One of the fundamental reason (other than the financial one) for such a split is that supporting all the community releases do not work in the long run. Some customers want 5+ years of support on a product line and it is simply impossible to support every single community release for 5 years.

There are two main strategies from here:
  • slow down the release cycle and freeze innovation to match the 5 years customers
  • leave the community projects release early, release often, innovate like crazy and fork them to do an Enterprise pace version
The first model is not viable: it can work great for proprietary software but is fatal for open source software.
In the second model, an enterprise version is created every n community versions. This is where the support, packaging, service and advanced QA is provided. Packaging and QA are the ice on the cake, the five year support is really the meat (assuming a meat cake with ice is good :) )
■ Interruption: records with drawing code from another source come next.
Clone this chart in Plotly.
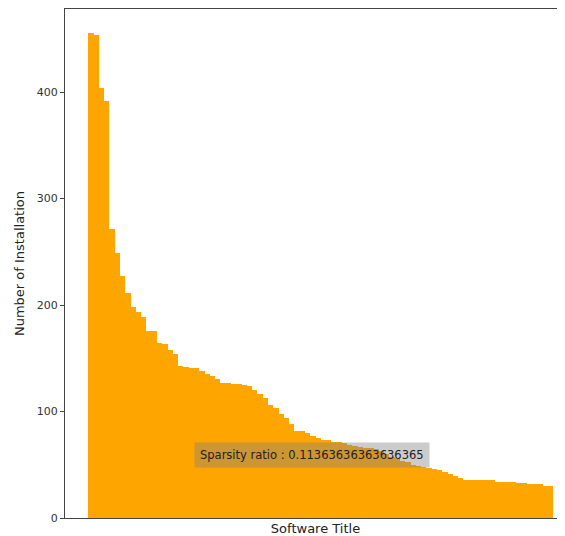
import plotly.graph_objects as go

# Number of installations per software title (sorted descending), 88 titles
installs = [
    455, 454, 404, 392, 271, 249, 227, 211, 198, 193,
    189, 176, 176, 164, 163, 158, 154, 143, 142, 141,
    141, 138, 135, 133, 131, 127, 127, 126, 126, 125,
    124, 120, 116, 113, 106, 103.5, 98, 93.5, 88, 82,
    81.5, 80, 77, 75, 73, 73, 71.5, 71, 70, 69,
    68, 67, 66, 65.5, 64.5, 63, 60, 57, 56, 54,
    52.5, 50, 49, 47.5, 47, 46, 45, 43, 41.5, 39.5,
    37.5, 36, 35.7, 35.4, 35.4, 35.3, 35.3, 34, 34, 33.8,
    33.8, 33, 32.6, 32, 31.8, 31.6, 30.5, 30,
]
titles = list(range(len(installs)))
sparsity_label = "Sparsity ratio : 0.11363636363636365"
y_ticks = [0, 100, 200, 300, 400]

fig = go.Figure()
fig.add_trace(go.Bar(
    x=titles, y=installs, width=1,
    marker=dict(color="#FFA500", line=dict(width=0)),
    showlegend=False,
))

fig.add_annotation(
    x=41.8, y=59, xref="x", yref="y",
    text=sparsity_label, showarrow=False,
    font=dict(family="DejaVu Sans", size=11.5, color="#222222"),
    bgcolor="rgba(128,128,128,0.4)", borderpad=5,
)

fig.update_layout(
    width=558, height=529,
    margin=dict(l=57, r=0, t=1, b=19),
    paper_bgcolor="white", plot_bgcolor="white",
    bargap=0,
    font=dict(family="DejaVu Sans", color="#222222"),
)
fig.update_xaxes(
    range=[-4.9, 89.9],
    showticklabels=False, ticks="",
    showgrid=False, zeroline=False,
    showline=True, linecolor="#444444", linewidth=1, mirror=True,
    title=dict(text="Software Title", font=dict(size=13), standoff=5),
    automargin=False,
)
fig.update_yaxes(
    range=[0, 478],
    tickvals=y_ticks, ticks="outside", ticklen=4, tickcolor="#444444",
    tickfont=dict(size=11, color="#333333"),
    showgrid=False, zeroline=False,
    showline=True, linecolor="#444444", linewidth=1,
    title=dict(text="Number of Installation", font=dict(size=13), standoff=9),
    automargin=False,
)

fig.write_html("out.html")
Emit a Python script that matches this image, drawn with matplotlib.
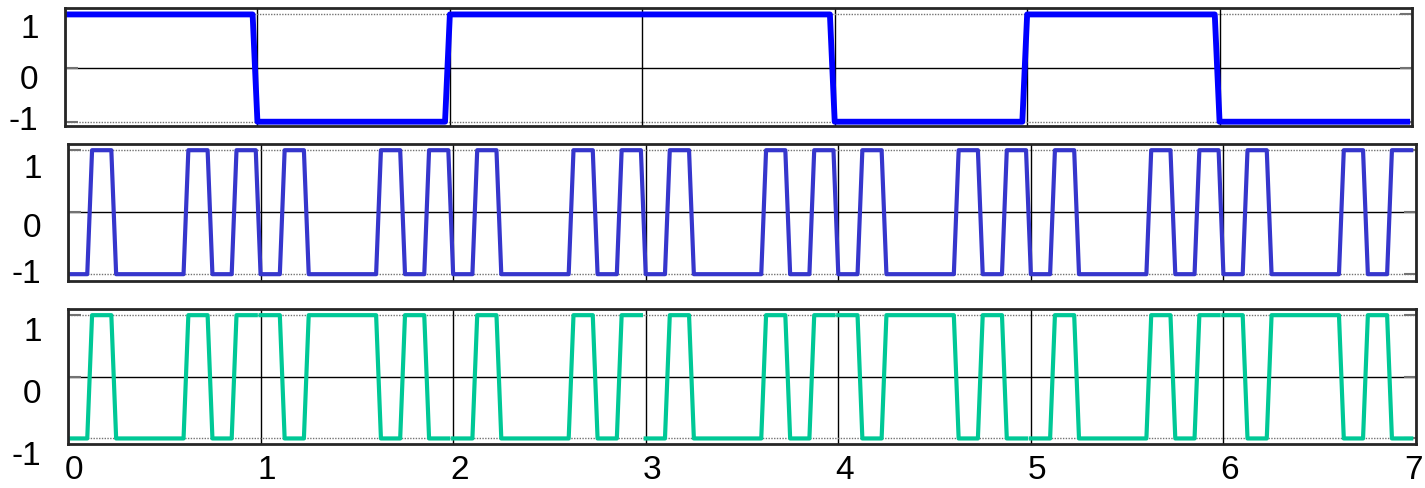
import matplotlib.pyplot as plt
import numpy as np
from matplotlib.transforms import ScaledTranslation

# data bits and the spreading code (one code period per bit)
bits = [1, 0, 1, 1, 0, 1, 0]
code = [0, 1, 0, 0, 0, 1, 0, 1]
xticks = [0, 1, 2, 3, 4, 5, 6, 7]
yticks = [-1, 0, 1]
samples_per_chip = 5

plt.rcParams['font.family'] = ['Liberation Sans', 'DejaVu Sans']
plt.rcParams['axes.unicode_minus'] = False


def polar(v):
    return 2 * np.asarray(v) - 1


n_bit = len(code) * samples_per_chip
dt = 1.0 / n_bit
data = np.repeat(polar(bits), n_bit)
pn = np.tile(np.repeat(polar(code), samples_per_chip), len(bits))
t = np.arange(len(data)) * dt
spread = data * pn

W, H = 1425, 488
fig = plt.figure(figsize=(W / 100, H / 100), dpi=100)


def px_axes(left, right, top, bottom):
    return fig.add_axes([left / W, 1 - bottom / H, (right - left) / W, (bottom - top) / H])


def shift(label, dx, dy):
    label.set_transform(label.get_transform() +
                        ScaledTranslation(dx / 100, dy / 100, fig.dpi_scale_trans))


def style(ax, ylim, yoffs, xlabels):
    ax.set_xlim(xticks[0], xticks[-1])
    ax.set_ylim(*ylim)
    ax.set_xticks(xticks)
    ax.set_yticks(yticks)
    ax.tick_params(axis='y', direction='in', length=9, width=1.5, color='0.45',
                   right=True, labelsize=24, pad=19)
    ax.tick_params(axis='x', direction='in', length=0, labelsize=24, pad=8,
                   labelbottom=xlabels)
    ax.grid(True, axis='x', color='black', linewidth=1)
    ax.grid(True, axis='y', color='black', linewidth=1)
    for val, gl in zip(yticks, ax.yaxis.get_gridlines()):
        if val != 0:
            gl.set_color('0.45')
            gl.set_linestyle((0, (1, 1)))
    ax.set_axisbelow(True)
    for sp in ax.spines.values():
        sp.set_linewidth(2)
        sp.set_color('0.15')
    for lab, dy in zip(ax.get_yticklabels(), yoffs):
        shift(lab, 0, dy)
    if xlabels:
        labs = ax.get_xticklabels()
        for lab in labs[:-1]:
            shift(lab, 6, 0)
        labs[-1].set_ha('right')
        shift(labs[-1], 7, 0)


# top: data signal
ax1 = px_axes(65, 1412, 8, 126)
ax1.plot(t, data, color='#0000FF', linewidth=4.2)
style(ax1, (-1.08, 1.12), [3.5, -9, -12], False)

# middle: PN code
ax2 = px_axes(68, 1416, 144, 281)
ax2.plot(t, pn, color='#3636CC', linewidth=3)
style(ax2, (-1.11, 1.10), [3, -13, -16], False)

# bottom: spread signal, one segment per bit
ax3 = px_axes(68, 1416, 309, 444)
for k in range(len(bits)):
    seg = slice(k * n_bit, (k + 1) * n_bit)
    ax3.plot(t[seg], spread[seg], color='#00C896', linewidth=3)
style(ax3, (-1.09, 1.10), [-15, -14.5, -14], True)

fig.savefig('out.png', dpi=100)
Speaking of QA, yes deep internal QA is important and leverage bugs upfront but I trust the community QA more than any internal QA (more hands, more eyes, more time). I wish good luck to MySQL on their enterprise only features (semi-closed or closed source) but I think that will lower the quality of these particular features (less eyes, less hands, less time): my bet would simply to use the MySQL Enterprise version but not the "select" features. As Sacha like to say, in the JBoss Entreprise versions we remove features, we don't add them: unstable or experimental features are removed from the enterprise version. It's about less not more.

Generally speaking the support problem is interesting and usually kicks a company around its 5th birthday. The wannabee Platform as a Service contenders will face the same problem... in 5 years. "What do you mean the cloud where my data lives is too old??? Which version of the Cloud are you at?"